▶ **Stated task**
Quote, verbatim, all material below, without pictures.

------ Record set

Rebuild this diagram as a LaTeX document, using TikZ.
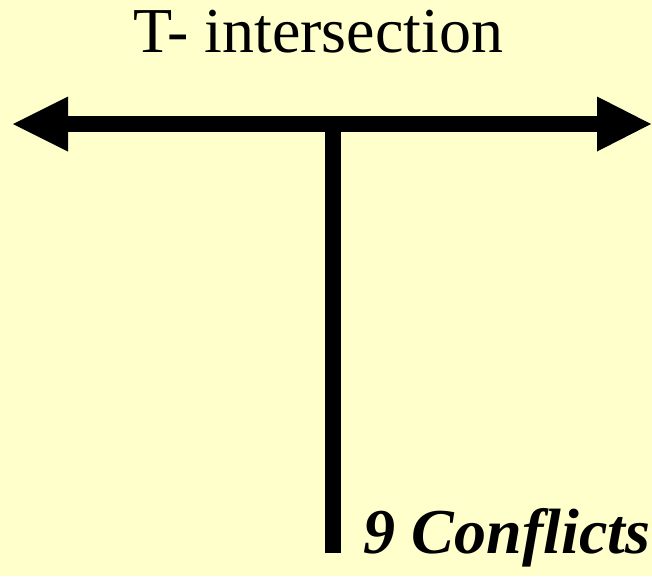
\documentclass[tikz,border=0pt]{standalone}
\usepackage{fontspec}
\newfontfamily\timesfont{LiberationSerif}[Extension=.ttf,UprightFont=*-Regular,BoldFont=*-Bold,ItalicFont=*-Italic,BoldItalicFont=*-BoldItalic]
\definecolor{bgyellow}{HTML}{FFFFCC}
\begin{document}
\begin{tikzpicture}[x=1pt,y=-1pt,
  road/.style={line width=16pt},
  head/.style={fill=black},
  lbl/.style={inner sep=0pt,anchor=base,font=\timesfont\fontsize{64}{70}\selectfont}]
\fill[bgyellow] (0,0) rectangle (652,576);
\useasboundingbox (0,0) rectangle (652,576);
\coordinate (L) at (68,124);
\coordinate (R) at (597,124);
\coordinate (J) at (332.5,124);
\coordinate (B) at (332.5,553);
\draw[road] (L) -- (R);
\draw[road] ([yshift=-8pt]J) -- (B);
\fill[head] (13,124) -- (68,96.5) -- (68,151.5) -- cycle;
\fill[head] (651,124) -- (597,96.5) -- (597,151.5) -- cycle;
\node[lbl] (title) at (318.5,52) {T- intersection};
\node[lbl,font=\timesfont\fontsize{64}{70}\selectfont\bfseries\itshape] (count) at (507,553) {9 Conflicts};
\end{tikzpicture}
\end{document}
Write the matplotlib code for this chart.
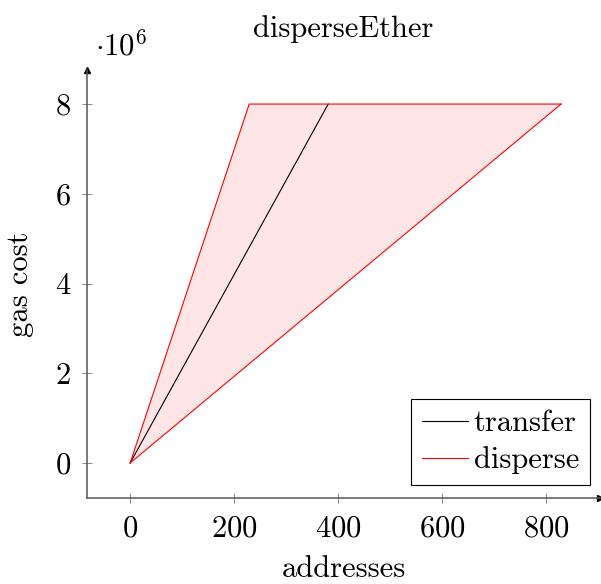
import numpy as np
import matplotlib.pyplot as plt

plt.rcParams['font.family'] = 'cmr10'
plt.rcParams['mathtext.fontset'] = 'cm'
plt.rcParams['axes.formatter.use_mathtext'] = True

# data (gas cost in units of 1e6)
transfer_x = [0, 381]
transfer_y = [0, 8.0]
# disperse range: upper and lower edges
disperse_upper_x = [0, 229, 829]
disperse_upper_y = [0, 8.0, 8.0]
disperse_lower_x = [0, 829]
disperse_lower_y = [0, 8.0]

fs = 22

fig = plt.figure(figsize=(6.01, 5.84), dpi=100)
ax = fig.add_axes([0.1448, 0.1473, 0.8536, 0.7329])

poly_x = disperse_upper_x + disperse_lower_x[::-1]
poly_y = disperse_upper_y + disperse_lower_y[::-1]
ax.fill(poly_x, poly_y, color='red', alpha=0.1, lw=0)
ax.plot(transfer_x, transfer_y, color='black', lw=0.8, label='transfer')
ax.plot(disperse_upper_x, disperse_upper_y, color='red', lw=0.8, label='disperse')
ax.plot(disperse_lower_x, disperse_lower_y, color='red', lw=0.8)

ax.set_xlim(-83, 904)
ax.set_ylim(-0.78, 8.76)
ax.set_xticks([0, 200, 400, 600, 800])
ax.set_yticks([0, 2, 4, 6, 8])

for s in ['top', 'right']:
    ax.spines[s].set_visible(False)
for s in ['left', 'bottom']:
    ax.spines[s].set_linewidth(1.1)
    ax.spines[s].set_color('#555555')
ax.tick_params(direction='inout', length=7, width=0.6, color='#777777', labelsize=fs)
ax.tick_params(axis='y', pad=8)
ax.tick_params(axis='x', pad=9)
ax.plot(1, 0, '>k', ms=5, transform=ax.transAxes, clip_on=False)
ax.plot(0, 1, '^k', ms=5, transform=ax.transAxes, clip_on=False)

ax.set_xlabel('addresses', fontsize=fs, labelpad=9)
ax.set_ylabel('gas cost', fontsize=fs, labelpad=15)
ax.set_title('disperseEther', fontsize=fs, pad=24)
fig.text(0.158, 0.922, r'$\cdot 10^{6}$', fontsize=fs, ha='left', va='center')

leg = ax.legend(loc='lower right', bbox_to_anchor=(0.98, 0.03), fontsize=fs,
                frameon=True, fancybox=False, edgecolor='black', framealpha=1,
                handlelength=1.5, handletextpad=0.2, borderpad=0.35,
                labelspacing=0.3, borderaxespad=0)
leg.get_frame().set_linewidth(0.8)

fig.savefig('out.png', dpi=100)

------------

▶ **Output for this task**
Rebuild this diagram as a LaTeX document, using TikZ.
\documentclass[tikz,border=0pt]{standalone}
\usepackage{fontspec}
\newfontfamily\timesfont{LiberationSerif}[Extension=.ttf,UprightFont=*-Regular,BoldFont=*-Bold,ItalicFont=*-Italic,BoldItalicFont=*-BoldItalic]
\definecolor{bgyellow}{HTML}{FFFFCC}
\begin{document}
\begin{tikzpicture}[x=1pt,y=-1pt,
  road/.style={line width=16pt},
  head/.style={fill=black},
  lbl/.style={inner sep=0pt,anchor=base,font=\timesfont\fontsize{64}{70}\selectfont}]
\fill[bgyellow] (0,0) rectangle (652,576);
\useasboundingbox (0,0) rectangle (652,576);
\coordinate (L) at (68,124);
\coordinate (R) at (597,124);
\coordinate (J) at (332.5,124);
\coordinate (B) at (332.5,553);
\draw[road] (L) -- (R);
\draw[road] ([yshift=-8pt]J) -- (B);
\fill[head] (13,124) -- (68,96.5) -- (68,151.5) -- cycle;
\fill[head] (651,124) -- (597,96.5) -- (597,151.5) -- cycle;
\node[lbl] (title) at (318.5,52) {T- intersection};
\node[lbl,font=\timesfont\fontsize{64}{70}\selectfont\bfseries\itshape] (count) at (507,553) {9 Conflicts};
\end{tikzpicture}
\end{document}
Write the matplotlib code for this chart.
import numpy as np
import matplotlib.pyplot as plt

plt.rcParams['font.family'] = 'cmr10'
plt.rcParams['mathtext.fontset'] = 'cm'
plt.rcParams['axes.formatter.use_mathtext'] = True

# data (gas cost in units of 1e6)
transfer_x = [0, 381]
transfer_y = [0, 8.0]
# disperse range: upper and lower edges
disperse_upper_x = [0, 229, 829]
disperse_upper_y = [0, 8.0, 8.0]
disperse_lower_x = [0, 829]
disperse_lower_y = [0, 8.0]

fs = 22

fig = plt.figure(figsize=(6.01, 5.84), dpi=100)
ax = fig.add_axes([0.1448, 0.1473, 0.8536, 0.7329])

poly_x = disperse_upper_x + disperse_lower_x[::-1]
poly_y = disperse_upper_y + disperse_lower_y[::-1]
ax.fill(poly_x, poly_y, color='red', alpha=0.1, lw=0)
ax.plot(transfer_x, transfer_y, color='black', lw=0.8, label='transfer')
ax.plot(disperse_upper_x, disperse_upper_y, color='red', lw=0.8, label='disperse')
ax.plot(disperse_lower_x, disperse_lower_y, color='red', lw=0.8)

ax.set_xlim(-83, 904)
ax.set_ylim(-0.78, 8.76)
ax.set_xticks([0, 200, 400, 600, 800])
ax.set_yticks([0, 2, 4, 6, 8])

for s in ['top', 'right']:
    ax.spines[s].set_visible(False)
for s in ['left', 'bottom']:
    ax.spines[s].set_linewidth(1.1)
    ax.spines[s].set_color('#555555')
ax.tick_params(direction='inout', length=7, width=0.6, color='#777777', labelsize=fs)
ax.tick_params(axis='y', pad=8)
ax.tick_params(axis='x', pad=9)
ax.plot(1, 0, '>k', ms=5, transform=ax.transAxes, clip_on=False)
ax.plot(0, 1, '^k', ms=5, transform=ax.transAxes, clip_on=False)

ax.set_xlabel('addresses', fontsize=fs, labelpad=9)
ax.set_ylabel('gas cost', fontsize=fs, labelpad=15)
ax.set_title('disperseEther', fontsize=fs, pad=24)
fig.text(0.158, 0.922, r'$\cdot 10^{6}$', fontsize=fs, ha='left', va='center')

leg = ax.legend(loc='lower right', bbox_to_anchor=(0.98, 0.03), fontsize=fs,
                frameon=True, fancybox=False, edgecolor='black', framealpha=1,
                handlelength=1.5, handletextpad=0.2, borderpad=0.35,
                labelspacing=0.3, borderaxespad=0)
leg.get_frame().set_linewidth(0.8)

fig.savefig('out.png', dpi=100)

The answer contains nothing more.